With his touring pedalboard employed – a custom Mould-branded Tym Guitars Distortion+, a TC Flashback, an Electro-Harmonix Freeze and a Wampler Ego Compressor – Mould set about documenting different amp configurations through a combination of close mics and room mics to capture depth. He also mirrored the record’s look in the rearview by utilising gear that underpinned his sound between the early days of Hüsker Dü and their unimpeachable third album New Day Rising.

“This one’s mostly a Blackstar Artisan 100 through a Blackstar slant 4×12,” he says. “The second main config was a Matchless DC-30 212 combo, and then the amp that I used back in the 80s that I haven’t brought into the studio in forever: a reissue of a ’65 silverface Fender Deluxe.

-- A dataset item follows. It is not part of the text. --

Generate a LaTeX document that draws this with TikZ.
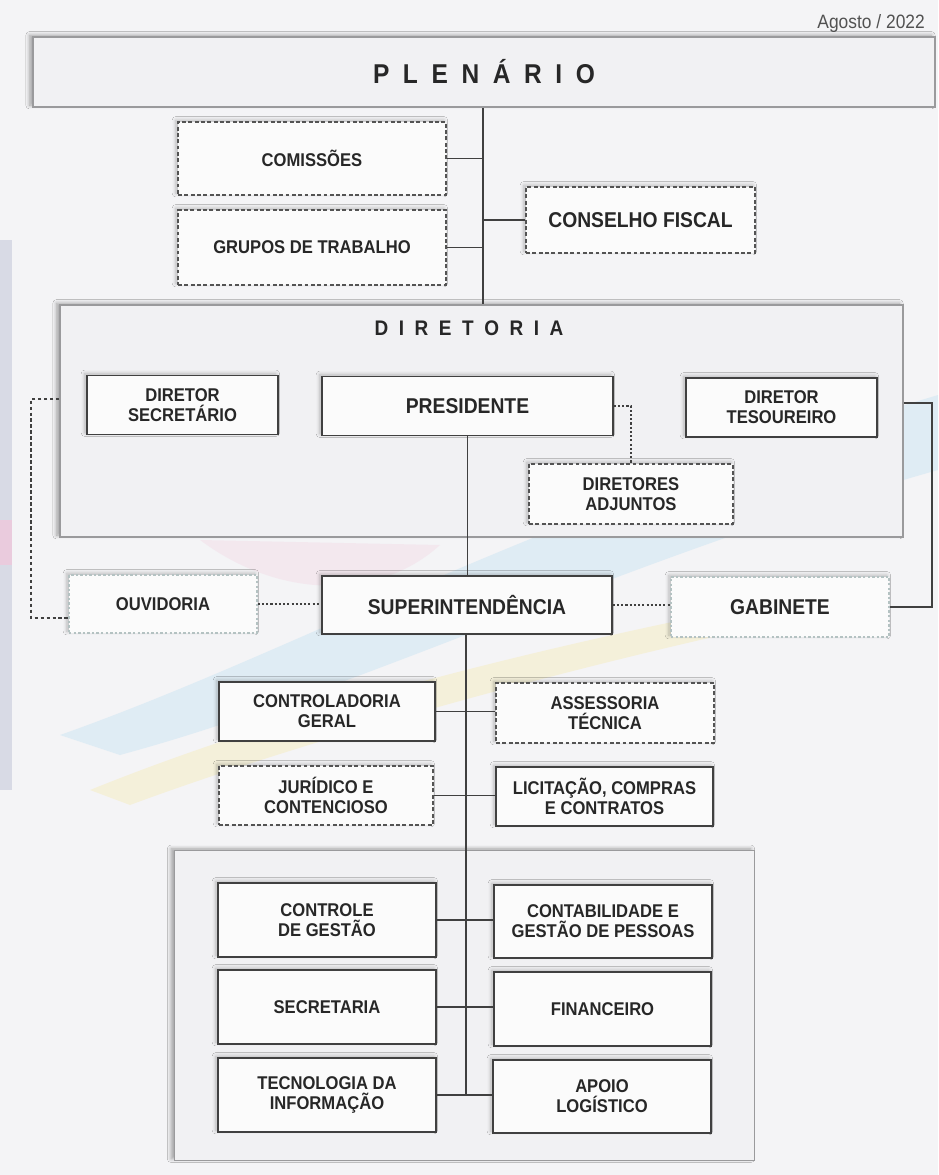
\documentclass[tikz,border=0pt]{standalone}
\usepackage{fontspec}
\setmainfont{Liberation Sans}
\newfontfamily\condf[FakeStretch=0.9]{Liberation Sans}
\usetikzlibrary{shadows.blur}
\definecolor{bgc}{HTML}{F4F4F6}
\definecolor{ink}{HTML}{272727}
\definecolor{edge}{HTML}{404040}
\definecolor{bigedge}{HTML}{9A9A9C}
\definecolor{bigfill}{HTML}{F1F1F3}
\definecolor{boxfill}{HTML}{FBFBFB}
\definecolor{paleedge}{HTML}{B4C2C2}
\definecolor{swblue}{HTML}{8FCDEE}
\definecolor{swyellow}{HTML}{F7E27A}
\definecolor{swpink}{HTML}{F3C6DA}
\definecolor{band}{HTML}{D8DAE5}
\newcommand{\ls}{\hspace{0.5em}}
\tikzset{
  base/.style={draw=edge, line width=0.9pt, fill=boxfill, align=center, text=ink,
    font=\condf\bfseries\fontsize{10.5}{11.3}\selectfont, inner sep=1pt,
    blur shadow={shadow xshift=-1.2pt, shadow yshift=1pt, shadow blur steps=6, shadow opacity=25}},
  solidbox/.style={base},
  dashbox/.style={base, dash pattern=on 2.2pt off 1.4pt, draw=edge!90},
  palebox/.style={base, draw=paleedge, dash pattern=on 1.4pt off 1.2pt},
  bigbox/.style={draw=bigedge, line width=0.9pt, fill=bigfill,
    blur shadow={shadow xshift=-2pt, shadow yshift=1pt, shadow blur steps=8, shadow opacity=35}},
  bigfont/.style={font=\condf\bfseries\fontsize{12.2}{13.5}\selectfont},
  conn/.style={draw=edge, line width=0.9pt},
  dotconn/.style={draw=edge, line width=0.9pt, dash pattern=on 1.2pt off 1.2pt},
  dashconn/.style={draw=edge, line width=0.8pt, dash pattern=on 2pt off 1.4pt},
}
\begin{document}
\begin{tikzpicture}[x=0.02cm, y=-0.02cm]
\useasboundingbox (0,0) rectangle (938,1175);
\fill[bgc] (0,0) rectangle (938,1175);
% background swooshes
\fill[swblue, opacity=0.2] (60,735) .. controls (300,650) and (520,520) .. (938,395) -- (938,470) .. controls (620,560) and (360,690) .. (120,755) -- cycle;
\fill[swyellow, opacity=0.22] (90,790) .. controls (300,705) and (550,645) .. (780,600) -- (780,622) .. controls (550,672) and (300,742) .. (130,805) -- cycle;
\fill[swpink, opacity=0.25] (200,540) .. controls (280,600) and (380,600) .. (440,545) -- cycle;
\fill[band] (0,240) rectangle (12,790);
\fill[swpink, opacity=0.7] (0,520) rectangle (12,565);

\node[anchor=east, text=ink!80, font=\condf\fontsize{11}{12}\selectfont] (date) at (931,24) {Agosto / 2022};

\node[bigbox, minimum width=18.04cm, minimum height=1.4cm, text=ink,
  font=\condf\bfseries\fontsize{15.5}{16}\selectfont] (plen) at (484,72)
  {P\ls L\ls E\ls N\ls Á\ls R\ls I\ls O};

\coordinate (t1) at (483,0);

\node[dashbox, minimum width=5.36cm, minimum height=1.46cm] (com) at (312,158.5) {COMISSÕES};
\node[dashbox, minimum width=5.36cm, minimum height=1.5cm] (gt) at (312,247.5) {GRUPOS DE TRABALHO};
\node[dashbox, bigfont, minimum width=4.58cm, minimum height=1.32cm] (cf) at (640.5,220) {CONSELHO FISCAL};

\node[bigbox, minimum width=16.86cm, minimum height=4.64cm] (dir) at (481.5,421) {};
\node[text=ink, font=\condf\bfseries\fontsize{12}{13}\selectfont] (dirt) at (469,328)
  {D\ls I\ls R\ls E\ls T\ls O\ls R\ls I\ls A};

\node[solidbox, minimum width=3.82cm, minimum height=1.18cm] (dsec) at (182.5,405) {DIRETOR\\SECRETÁRIO};
\node[solidbox, bigfont, minimum width=5.82cm, minimum height=1.18cm] (pres) at (467.5,406) {PRESIDENTE};
\node[solidbox, minimum width=3.82cm, minimum height=1.18cm] (dtes) at (781.5,407.5) {DIRETOR\\TESOUREIRO};
\node[dashbox, minimum width=4.08cm, minimum height=1.2cm] (adj) at (631,494) {DIRETORES\\ADJUNTOS};

\node[palebox, minimum width=3.76cm, minimum height=1.16cm] (ouv) at (163,604) {OUVIDORIA};
\node[solidbox, bigfont, minimum width=5.8cm, minimum height=1.16cm] (sup) at (467,605) {SUPERINTENDÊNCIA};
\node[palebox, bigfont, minimum width=4.36cm, minimum height=1.2cm] (gab) at (780,607) {GABINETE};

\node[solidbox, minimum width=4.32cm, minimum height=1.18cm] (ctrl) at (327,711.5) {CONTROLADORIA\\GERAL};
\node[dashbox, minimum width=4.36cm, minimum height=1.2cm] (ass) at (605,713) {ASSESSORIA\\TÉCNICA};
\node[dashbox, minimum width=4.28cm, minimum height=1.18cm] (jur) at (326,795.5) {JURÍDICO E\\CONTENCIOSO};
\node[solidbox, minimum width=4.34cm, minimum height=1.18cm] (lic) at (604.5,796.5) {LICITAÇÃO, COMPRAS\\E CONTRATOS};

\node[bigbox, minimum width=11.6cm, minimum height=6.2cm] (low) at (464.5,1005.5) {};
\node[solidbox, minimum width=4.36cm, minimum height=1.48cm] (cg) at (327,920) {CONTROLE\\DE GESTÃO};
\node[solidbox, minimum width=4.36cm, minimum height=1.46cm] (cont) at (603,921.5) {CONTABILIDADE E\\GESTÃO DE PESSOAS};
\node[solidbox, minimum width=4.36cm, minimum height=1.48cm] (secr) at (327,1007) {SECRETARIA};
\node[solidbox, minimum width=4.34cm, minimum height=1.48cm] (fin) at (602.5,1009) {FINANCEIRO};
\node[solidbox, minimum width=4.36cm, minimum height=1.48cm] (ti) at (327,1095) {TECNOLOGIA DA\\INFORMAÇÃO};
\node[solidbox, minimum width=4.36cm, minimum height=1.46cm] (apoio) at (602,1096.5) {APOIO\\LOGÍSTICO};

\coordinate (lc1) at (31,399);
\coordinate (lc2) at (31,618);
\coordinate (rc1) at (932,403);
\coordinate (rc2) at (932,607);
\coordinate (tb) at (466,1096);

% connectors
\draw[conn] (plen.south -| t1) -- (dir.north -| t1);
\draw[conn] (com.east) -- (com.east -| t1);
\draw[conn] (gt.east) -- (gt.east -| t1);
\draw[conn] (cf.west) -- (cf.west -| t1);
\draw[conn] (pres.south) -- (sup.north -| pres.south);
\draw[dotconn] (pres.east) -| (adj.north);
\draw[dashconn] (dir.west |- lc1) -- (lc1) -- (lc2) -- (ouv.west |- lc2);
\draw[conn] (dir.east |- rc1) -- (rc1) -- (rc2) -- (gab.east |- rc2);
\draw[dotconn] (ouv.east) -- (ouv.east -| sup.west);
\draw[dotconn] (sup.east) -- (sup.east -| gab.west);
\draw[conn] (sup.south -| tb) -- (tb);
\draw[conn] (ctrl.east) -- (ctrl.east -| ass.west);
\draw[conn] (jur.east) -- (jur.east -| lic.west);
\draw[conn] (cg.east) -- (cg.east -| cont.west);
\draw[conn] (secr.east) -- (secr.east -| fin.west);
\draw[conn] (ti.east) -- (ti.east -| apoio.west);
\end{tikzpicture}
\end{document}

That adds a lot of the constant, upper-mid saturation that you’re hearing on the record. The guitars are voiced a little higher in the frequency spectrum this time, which opens up different spaces and gives more room for my vocals, and the snare drum, and the mid-register of the bass. It shifted everything a little brighter.”

Sugar rush

Interestingly, almost immediately after Blue Hearts hit the shelves, Mould took another dip into the past with a monster box set called Distortion, which collects his output between 1989 and 2019, both solo and with Sugar. Framing such an undertaking by making it follow in the wake of new material that chiefly recalls his work with Hüsker Dü is peak Mould – he’s been keeping us guessing for 40 years.

“I’ve always tried to look forward,” he says. “After Hüsker Dü, Workbook was a good example of changing my language pretty wholesale. Sugar was a little bit of a nod to the past, but more in a power-pop sense. The aughts brought a lot of electronica, and then getting back towards guitars. Those records were more about craftsmanship in the studio. With Jason and Jon locked in on the recent records, that was drawing upon all the things I’ve done before. With this record, it’s funny that it sounds like music I made before the box set. It’s this weird thing where we’ve got 30 years of recent history to consider and then an entirely new album that sounds even older.”

Blue Hearts and Distortion are out now.